NYMEX natural gas futures are based on physical delivery at the Henry Hub natural gas terminal in Southern Louisiana. The Henry Hub is the main inter-connect for a 16 intrastate and interstate natural gas pipeline system that delivers gas to the U.S. East Coast, the Gulf Coast, the Midwest, and, of course, the State of Louisiana. The EIA Weekly Natural Gas Storage report is broken down into three regions: the East, the Producing Region, and the West. The West Region is the smallest, and has a limited interconnectivity with the East Region and the Producing Region. Therefore, the West Region has only a minor impact on pricing at the Henry Hub. What primarily drives Henry Hub pricing is storage in the East Region, and more importantly, storage levels in the Producing Region, which is home to the Henry Hub.
The EIA report for the week ending February 15, 2013 showed the East Region had 1,108 Bcf still in storage. This is 10.1% above the 5 year average of 1,006 Bcf. Below normal temperatures in the East Region last week, and forecast below normal temperatures for the East Region next week should allow the East Region to get much closer to the 5 year storage average by the end of the first week of March. The Producing Region supplies some of the natural gas used in the Midwest and the Northeast. Below normal temperatures last week increased demand for Producing Region gas in those markets. While demand in the Midwest and the Northeast part of the country is a factor for Producing Region withdrawals from storage, the biggest factor is demand in the markets supplied almost exclusively by the Producing Region. The Producing Region consists of Texas, Louisiana, Mississippi, Alabama, Arkansas, Oklahoma, Kansas, and New Mexico.

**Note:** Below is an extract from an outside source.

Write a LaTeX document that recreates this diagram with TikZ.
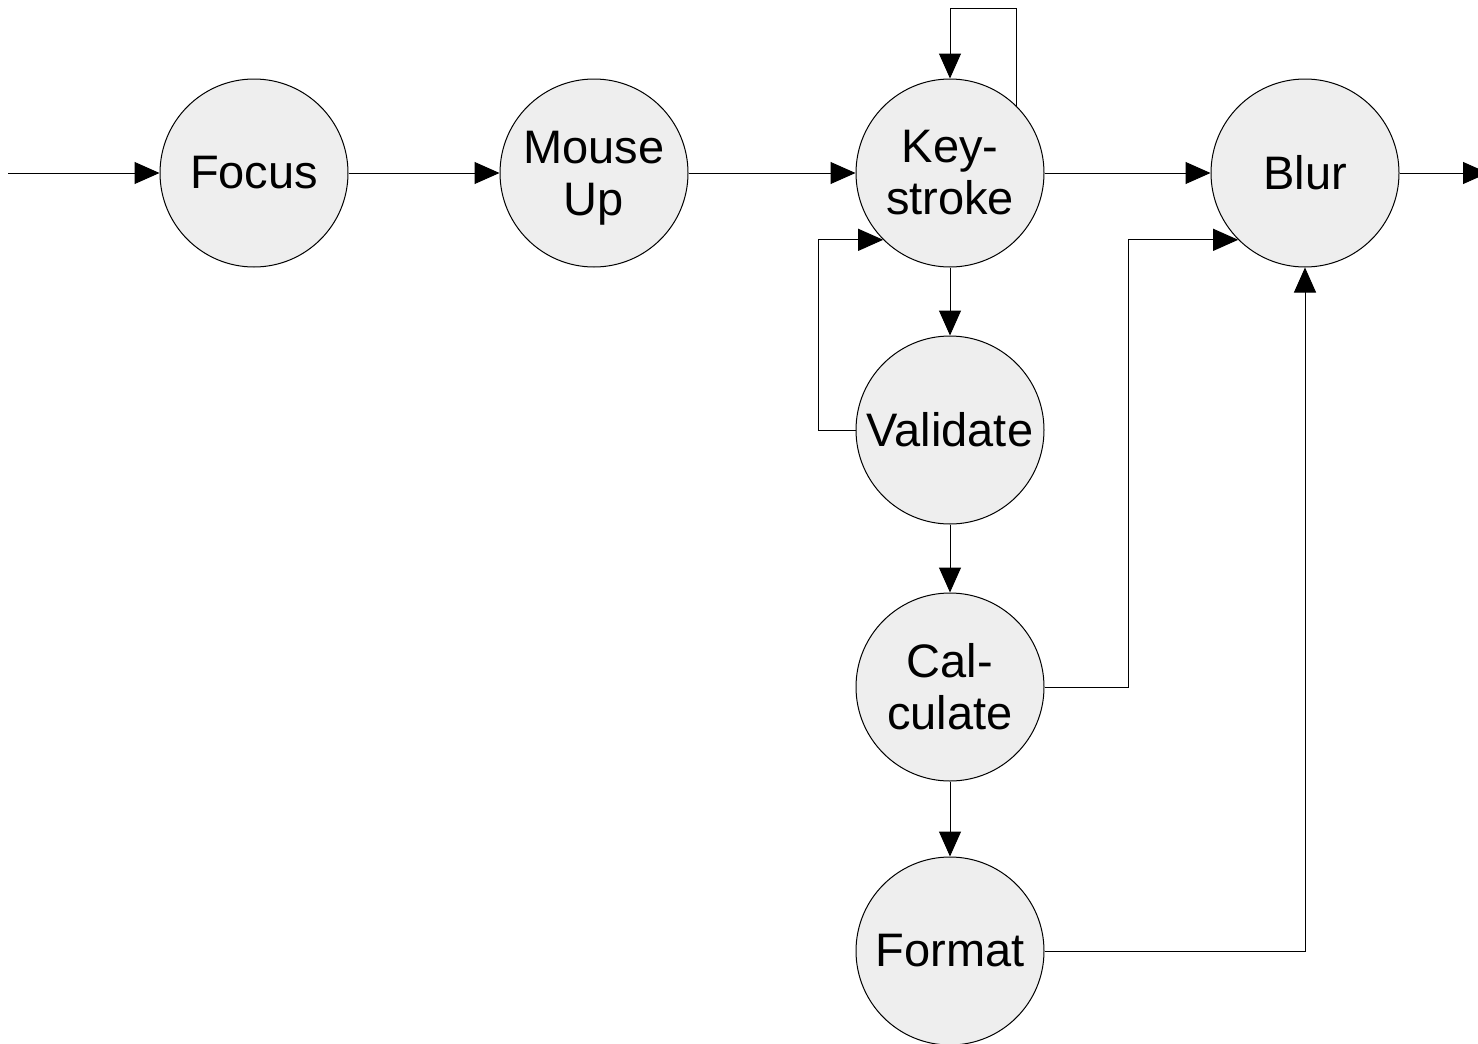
\documentclass[tikz,border=0pt]{standalone}
\usepackage{fontspec}
\setmainfont{Liberation Sans}
\usetikzlibrary{arrows.meta}
\definecolor{statefill}{HTML}{EEEEEE}
\tikzset{
  state/.style={circle,draw=black,line width=0.5pt,fill=statefill,minimum size=94pt,inner sep=0pt,align=center,
    font=\fontsize{23.5}{26}\selectfont},
  conn/.style={line width=0.5pt,-{Triangle[length=12.5pt,width=11pt]}},
}
\begin{document}
\begin{tikzpicture}[x=0.5pt,y=-0.5pt]
\clip (0,0) rectangle (1478,1044);
\useasboundingbox (0,0) rectangle (1478,1044);
\node[state] (focus) at (254,173) {Focus};
\node[state,text depth=0pt] (mouse) at (594,173) {Mouse\\Up};
\node[state] (key) at (950,173) {Key-\\stroke};
\node[state] (blur) at (1305,173) {Blur};
\node[state] (valid) at (950,430) {Validate};
\node[state] (calc) at (950,687) {Cal-\\culate};
\node[state] (fmt) at (950,951) {Format};
\coordinate (in) at (8,173);
\coordinate (out) at (1488,173);
\draw[conn] (in) -- (focus);
\draw[conn] (focus) -- (mouse);
\draw[conn] (mouse) -- (key);
\draw[conn] (key) -- (blur);
\draw[conn] (blur) -- (out);
\draw[conn] (key.north east) |- (950,8) -- (key.north);
\draw[conn] (key) -- (valid);
\draw[conn] (valid) -- (calc);
\draw[conn] (calc) -- (fmt);
\draw[conn] (valid.west) -- (818,430) |- (key.south west);
\draw[conn] (calc.east) -- (1128,687) |- (blur.south west);
\draw[conn] (fmt.east) -| (blur.south);
\end{tikzpicture}
\end{document}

The EIA report for the week ending February 15, 2013 showed the Producing Region had 925 Bcf in storage. This is 25.5% above the 5 year average of 737 Bcf. To have larger than normal withdrawals from storage in the Producing Region requires colder weather in the Producing Region states. Additionally, according to the EIA, the Southeast also receives a significant amount of its natural gas from the Producing Region:
In fact, according to the EIA, there are no natural gas storage facilities in Florida, Georgia, North Carolina, and South Carolina. These states get the bulk of their natural gas from the Producing Region during periods of peak demand. Last week, temperatures dipped below freezing in parts of Florida, and temperatures are forecast to dip below freezing in parts of Florida again this weekend. The weather is setting the Producing Region up to have above average withdrawals from storage over the next three weekly natural gas reporting periods. The EIA 5 year average for storage withdrawals in the Producing Region for the next three weeks ending with the March 8 storage report is only 53 Bcf combined for all three weeks. The EIA weekly natural gas report for the week ending February 15, 2013, showed the Producing Region had a storage withdrawal of 38 Bcf for just one week. The temperatures were not below freezing in Florida for that report. The biggest key to better NYMEX natural gas pricing at the Henry Hub is for the strong withdrawals predicted in the Producing Region in the next three reports to verify.
Investors looking to take advantage of a potential rally in natural gas prices should consider the United States Natural Gas Fund (UNG), because it has a direct correlation with the NYMEX futures prices based on physical delivery at the Henry Hub. Investors looking for longer-term investments in companies that produce and sell natural gas in the Henry Hub market should consider Chesapeake Energy (CHK), Petroquest (PQ), Crimson Exploration (CXPO), Goodrich Petroleum (GDP), EOG Resources (EOG), and Devon Energy (DVN).
Disclosure: I have no positions in any stocks mentioned, and no plans to initiate any positions within the next 72 hours.